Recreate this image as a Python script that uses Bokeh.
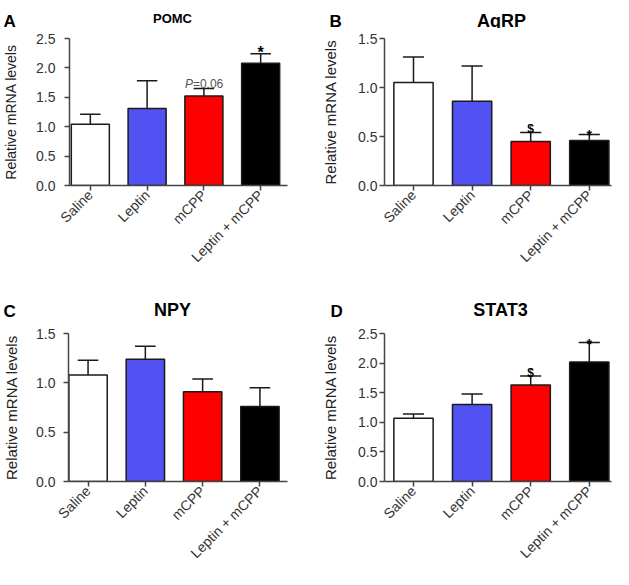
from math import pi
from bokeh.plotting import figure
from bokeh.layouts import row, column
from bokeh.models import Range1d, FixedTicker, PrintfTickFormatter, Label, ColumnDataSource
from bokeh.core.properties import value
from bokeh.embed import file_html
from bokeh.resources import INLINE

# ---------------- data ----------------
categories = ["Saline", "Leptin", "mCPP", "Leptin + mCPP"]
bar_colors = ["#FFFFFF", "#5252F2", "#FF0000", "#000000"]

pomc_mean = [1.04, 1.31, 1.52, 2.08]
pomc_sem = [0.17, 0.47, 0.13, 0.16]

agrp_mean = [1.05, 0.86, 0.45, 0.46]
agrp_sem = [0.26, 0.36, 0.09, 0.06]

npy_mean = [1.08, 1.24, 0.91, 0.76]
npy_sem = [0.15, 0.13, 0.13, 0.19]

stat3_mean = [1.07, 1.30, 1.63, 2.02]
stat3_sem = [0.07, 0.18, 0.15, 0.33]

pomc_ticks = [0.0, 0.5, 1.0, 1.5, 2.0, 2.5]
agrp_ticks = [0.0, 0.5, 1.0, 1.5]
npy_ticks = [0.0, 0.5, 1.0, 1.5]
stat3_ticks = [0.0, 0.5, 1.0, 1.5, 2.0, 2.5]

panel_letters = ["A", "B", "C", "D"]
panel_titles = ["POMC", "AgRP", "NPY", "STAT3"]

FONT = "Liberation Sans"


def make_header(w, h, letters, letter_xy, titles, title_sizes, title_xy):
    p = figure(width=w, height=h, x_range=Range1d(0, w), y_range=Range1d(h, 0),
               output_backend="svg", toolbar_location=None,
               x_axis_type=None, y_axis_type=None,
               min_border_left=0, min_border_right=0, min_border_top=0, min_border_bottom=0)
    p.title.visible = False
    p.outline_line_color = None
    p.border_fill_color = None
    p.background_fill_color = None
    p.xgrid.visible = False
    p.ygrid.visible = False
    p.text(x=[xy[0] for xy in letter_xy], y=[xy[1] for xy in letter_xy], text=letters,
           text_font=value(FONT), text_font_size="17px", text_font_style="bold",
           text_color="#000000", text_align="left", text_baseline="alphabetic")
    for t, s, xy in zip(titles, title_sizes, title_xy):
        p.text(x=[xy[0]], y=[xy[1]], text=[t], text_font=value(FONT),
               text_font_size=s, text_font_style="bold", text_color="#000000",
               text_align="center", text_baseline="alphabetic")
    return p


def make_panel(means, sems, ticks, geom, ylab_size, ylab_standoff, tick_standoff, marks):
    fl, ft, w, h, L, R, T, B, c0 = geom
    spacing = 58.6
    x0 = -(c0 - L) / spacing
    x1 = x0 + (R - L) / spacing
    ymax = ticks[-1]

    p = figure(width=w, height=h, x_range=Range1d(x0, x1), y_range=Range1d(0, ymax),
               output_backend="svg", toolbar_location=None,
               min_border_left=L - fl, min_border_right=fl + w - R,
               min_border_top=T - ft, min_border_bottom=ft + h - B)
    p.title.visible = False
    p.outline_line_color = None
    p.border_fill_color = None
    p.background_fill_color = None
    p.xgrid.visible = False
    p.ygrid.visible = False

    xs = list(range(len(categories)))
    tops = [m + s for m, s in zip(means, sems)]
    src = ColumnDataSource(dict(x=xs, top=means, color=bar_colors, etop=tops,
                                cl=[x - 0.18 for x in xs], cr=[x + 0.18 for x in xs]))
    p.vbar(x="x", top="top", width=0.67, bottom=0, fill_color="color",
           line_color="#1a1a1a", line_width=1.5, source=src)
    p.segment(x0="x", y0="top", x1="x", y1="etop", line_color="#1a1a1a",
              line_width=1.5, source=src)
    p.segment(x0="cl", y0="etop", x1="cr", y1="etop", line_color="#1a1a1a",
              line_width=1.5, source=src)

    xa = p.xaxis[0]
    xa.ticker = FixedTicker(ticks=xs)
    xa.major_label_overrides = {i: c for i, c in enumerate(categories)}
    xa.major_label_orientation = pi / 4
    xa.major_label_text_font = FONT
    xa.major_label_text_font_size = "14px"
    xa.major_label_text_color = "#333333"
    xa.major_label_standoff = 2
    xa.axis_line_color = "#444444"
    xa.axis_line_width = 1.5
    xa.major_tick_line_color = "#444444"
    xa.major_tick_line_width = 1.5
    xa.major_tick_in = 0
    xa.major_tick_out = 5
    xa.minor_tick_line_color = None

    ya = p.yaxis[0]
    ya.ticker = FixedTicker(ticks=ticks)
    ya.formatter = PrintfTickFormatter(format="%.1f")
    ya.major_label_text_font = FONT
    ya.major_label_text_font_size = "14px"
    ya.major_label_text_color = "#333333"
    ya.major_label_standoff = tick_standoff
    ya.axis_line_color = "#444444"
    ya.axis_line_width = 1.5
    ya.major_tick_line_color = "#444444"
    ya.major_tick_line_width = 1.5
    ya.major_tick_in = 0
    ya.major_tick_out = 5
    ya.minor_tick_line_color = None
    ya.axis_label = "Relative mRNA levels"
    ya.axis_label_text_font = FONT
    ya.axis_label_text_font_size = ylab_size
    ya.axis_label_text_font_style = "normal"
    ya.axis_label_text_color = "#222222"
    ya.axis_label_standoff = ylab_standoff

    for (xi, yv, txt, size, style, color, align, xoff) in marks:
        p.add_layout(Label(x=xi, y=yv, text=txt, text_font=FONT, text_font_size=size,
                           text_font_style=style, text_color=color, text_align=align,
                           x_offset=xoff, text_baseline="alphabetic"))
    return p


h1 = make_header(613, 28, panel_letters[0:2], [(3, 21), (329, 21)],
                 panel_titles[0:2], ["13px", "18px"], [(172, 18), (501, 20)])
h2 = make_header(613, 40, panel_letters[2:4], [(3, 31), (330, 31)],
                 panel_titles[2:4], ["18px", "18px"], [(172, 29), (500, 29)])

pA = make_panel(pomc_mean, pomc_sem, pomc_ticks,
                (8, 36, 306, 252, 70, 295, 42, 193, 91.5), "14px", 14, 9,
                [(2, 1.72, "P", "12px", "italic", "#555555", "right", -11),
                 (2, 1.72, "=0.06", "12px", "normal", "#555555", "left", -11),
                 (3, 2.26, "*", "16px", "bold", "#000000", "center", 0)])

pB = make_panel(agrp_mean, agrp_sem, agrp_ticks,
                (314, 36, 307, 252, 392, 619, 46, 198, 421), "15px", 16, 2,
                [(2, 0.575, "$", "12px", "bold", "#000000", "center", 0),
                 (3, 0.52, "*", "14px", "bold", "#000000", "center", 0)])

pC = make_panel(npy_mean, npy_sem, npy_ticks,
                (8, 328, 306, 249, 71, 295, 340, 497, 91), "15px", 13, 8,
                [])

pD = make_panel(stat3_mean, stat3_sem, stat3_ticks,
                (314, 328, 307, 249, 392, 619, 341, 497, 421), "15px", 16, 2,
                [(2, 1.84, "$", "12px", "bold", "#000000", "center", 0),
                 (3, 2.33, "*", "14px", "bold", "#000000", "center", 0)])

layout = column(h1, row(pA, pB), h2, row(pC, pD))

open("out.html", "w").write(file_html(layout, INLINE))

*AIM OF THE EXERCISE*: Images should not appear in the copy; retype the listing above exactly.

*SOLUTION FOR THIS PROBLEM*:
Recreate this image as a Python script that uses Bokeh.
from math import pi
from bokeh.plotting import figure
from bokeh.layouts import row, column
from bokeh.models import Range1d, FixedTicker, PrintfTickFormatter, Label, ColumnDataSource
from bokeh.core.properties import value
from bokeh.embed import file_html
from bokeh.resources import INLINE

# ---------------- data ----------------
categories = ["Saline", "Leptin", "mCPP", "Leptin + mCPP"]
bar_colors = ["#FFFFFF", "#5252F2", "#FF0000", "#000000"]

pomc_mean = [1.04, 1.31, 1.52, 2.08]
pomc_sem = [0.17, 0.47, 0.13, 0.16]

agrp_mean = [1.05, 0.86, 0.45, 0.46]
agrp_sem = [0.26, 0.36, 0.09, 0.06]

npy_mean = [1.08, 1.24, 0.91, 0.76]
npy_sem = [0.15, 0.13, 0.13, 0.19]

stat3_mean = [1.07, 1.30, 1.63, 2.02]
stat3_sem = [0.07, 0.18, 0.15, 0.33]

pomc_ticks = [0.0, 0.5, 1.0, 1.5, 2.0, 2.5]
agrp_ticks = [0.0, 0.5, 1.0, 1.5]
npy_ticks = [0.0, 0.5, 1.0, 1.5]
stat3_ticks = [0.0, 0.5, 1.0, 1.5, 2.0, 2.5]

panel_letters = ["A", "B", "C", "D"]
panel_titles = ["POMC", "AgRP", "NPY", "STAT3"]

FONT = "Liberation Sans"


def make_header(w, h, letters, letter_xy, titles, title_sizes, title_xy):
    p = figure(width=w, height=h, x_range=Range1d(0, w), y_range=Range1d(h, 0),
               output_backend="svg", toolbar_location=None,
               x_axis_type=None, y_axis_type=None,
               min_border_left=0, min_border_right=0, min_border_top=0, min_border_bottom=0)
    p.title.visible = False
    p.outline_line_color = None
    p.border_fill_color = None
    p.background_fill_color = None
    p.xgrid.visible = False
    p.ygrid.visible = False
    p.text(x=[xy[0] for xy in letter_xy], y=[xy[1] for xy in letter_xy], text=letters,
           text_font=value(FONT), text_font_size="17px", text_font_style="bold",
           text_color="#000000", text_align="left", text_baseline="alphabetic")
    for t, s, xy in zip(titles, title_sizes, title_xy):
        p.text(x=[xy[0]], y=[xy[1]], text=[t], text_font=value(FONT),
               text_font_size=s, text_font_style="bold", text_color="#000000",
               text_align="center", text_baseline="alphabetic")
    return p


def make_panel(means, sems, ticks, geom, ylab_size, ylab_standoff, tick_standoff, marks):
    fl, ft, w, h, L, R, T, B, c0 = geom
    spacing = 58.6
    x0 = -(c0 - L) / spacing
    x1 = x0 + (R - L) / spacing
    ymax = ticks[-1]

    p = figure(width=w, height=h, x_range=Range1d(x0, x1), y_range=Range1d(0, ymax),
               output_backend="svg", toolbar_location=None,
               min_border_left=L - fl, min_border_right=fl + w - R,
               min_border_top=T - ft, min_border_bottom=ft + h - B)
    p.title.visible = False
    p.outline_line_color = None
    p.border_fill_color = None
    p.background_fill_color = None
    p.xgrid.visible = False
    p.ygrid.visible = False

    xs = list(range(len(categories)))
    tops = [m + s for m, s in zip(means, sems)]
    src = ColumnDataSource(dict(x=xs, top=means, color=bar_colors, etop=tops,
                                cl=[x - 0.18 for x in xs], cr=[x + 0.18 for x in xs]))
    p.vbar(x="x", top="top", width=0.67, bottom=0, fill_color="color",
           line_color="#1a1a1a", line_width=1.5, source=src)
    p.segment(x0="x", y0="top", x1="x", y1="etop", line_color="#1a1a1a",
              line_width=1.5, source=src)
    p.segment(x0="cl", y0="etop", x1="cr", y1="etop", line_color="#1a1a1a",
              line_width=1.5, source=src)

    xa = p.xaxis[0]
    xa.ticker = FixedTicker(ticks=xs)
    xa.major_label_overrides = {i: c for i, c in enumerate(categories)}
    xa.major_label_orientation = pi / 4
    xa.major_label_text_font = FONT
    xa.major_label_text_font_size = "14px"
    xa.major_label_text_color = "#333333"
    xa.major_label_standoff = 2
    xa.axis_line_color = "#444444"
    xa.axis_line_width = 1.5
    xa.major_tick_line_color = "#444444"
    xa.major_tick_line_width = 1.5
    xa.major_tick_in = 0
    xa.major_tick_out = 5
    xa.minor_tick_line_color = None

    ya = p.yaxis[0]
    ya.ticker = FixedTicker(ticks=ticks)
    ya.formatter = PrintfTickFormatter(format="%.1f")
    ya.major_label_text_font = FONT
    ya.major_label_text_font_size = "14px"
    ya.major_label_text_color = "#333333"
    ya.major_label_standoff = tick_standoff
    ya.axis_line_color = "#444444"
    ya.axis_line_width = 1.5
    ya.major_tick_line_color = "#444444"
    ya.major_tick_line_width = 1.5
    ya.major_tick_in = 0
    ya.major_tick_out = 5
    ya.minor_tick_line_color = None
    ya.axis_label = "Relative mRNA levels"
    ya.axis_label_text_font = FONT
    ya.axis_label_text_font_size = ylab_size
    ya.axis_label_text_font_style = "normal"
    ya.axis_label_text_color = "#222222"
    ya.axis_label_standoff = ylab_standoff

    for (xi, yv, txt, size, style, color, align, xoff) in marks:
        p.add_layout(Label(x=xi, y=yv, text=txt, text_font=FONT, text_font_size=size,
                           text_font_style=style, text_color=color, text_align=align,
                           x_offset=xoff, text_baseline="alphabetic"))
    return p


h1 = make_header(613, 28, panel_letters[0:2], [(3, 21), (329, 21)],
                 panel_titles[0:2], ["13px", "18px"], [(172, 18), (501, 20)])
h2 = make_header(613, 40, panel_letters[2:4], [(3, 31), (330, 31)],
                 panel_titles[2:4], ["18px", "18px"], [(172, 29), (500, 29)])

pA = make_panel(pomc_mean, pomc_sem, pomc_ticks,
                (8, 36, 306, 252, 70, 295, 42, 193, 91.5), "14px", 14, 9,
                [(2, 1.72, "P", "12px", "italic", "#555555", "right", -11),
                 (2, 1.72, "=0.06", "12px", "normal", "#555555", "left", -11),
                 (3, 2.26, "*", "16px", "bold", "#000000", "center", 0)])

pB = make_panel(agrp_mean, agrp_sem, agrp_ticks,
                (314, 36, 307, 252, 392, 619, 46, 198, 421), "15px", 16, 2,
                [(2, 0.575, "$", "12px", "bold", "#000000", "center", 0),
                 (3, 0.52, "*", "14px", "bold", "#000000", "center", 0)])

pC = make_panel(npy_mean, npy_sem, npy_ticks,
                (8, 328, 306, 249, 71, 295, 340, 497, 91), "15px", 13, 8,
                [])

pD = make_panel(stat3_mean, stat3_sem, stat3_ticks,
                (314, 328, 307, 249, 392, 619, 341, 497, 421), "15px", 16, 2,
                [(2, 1.84, "$", "12px", "bold", "#000000", "center", 0),
                 (3, 2.33, "*", "14px", "bold", "#000000", "center", 0)])

layout = column(h1, row(pA, pB), h2, row(pC, pD))

open("out.html", "w").write(file_html(layout, INLINE))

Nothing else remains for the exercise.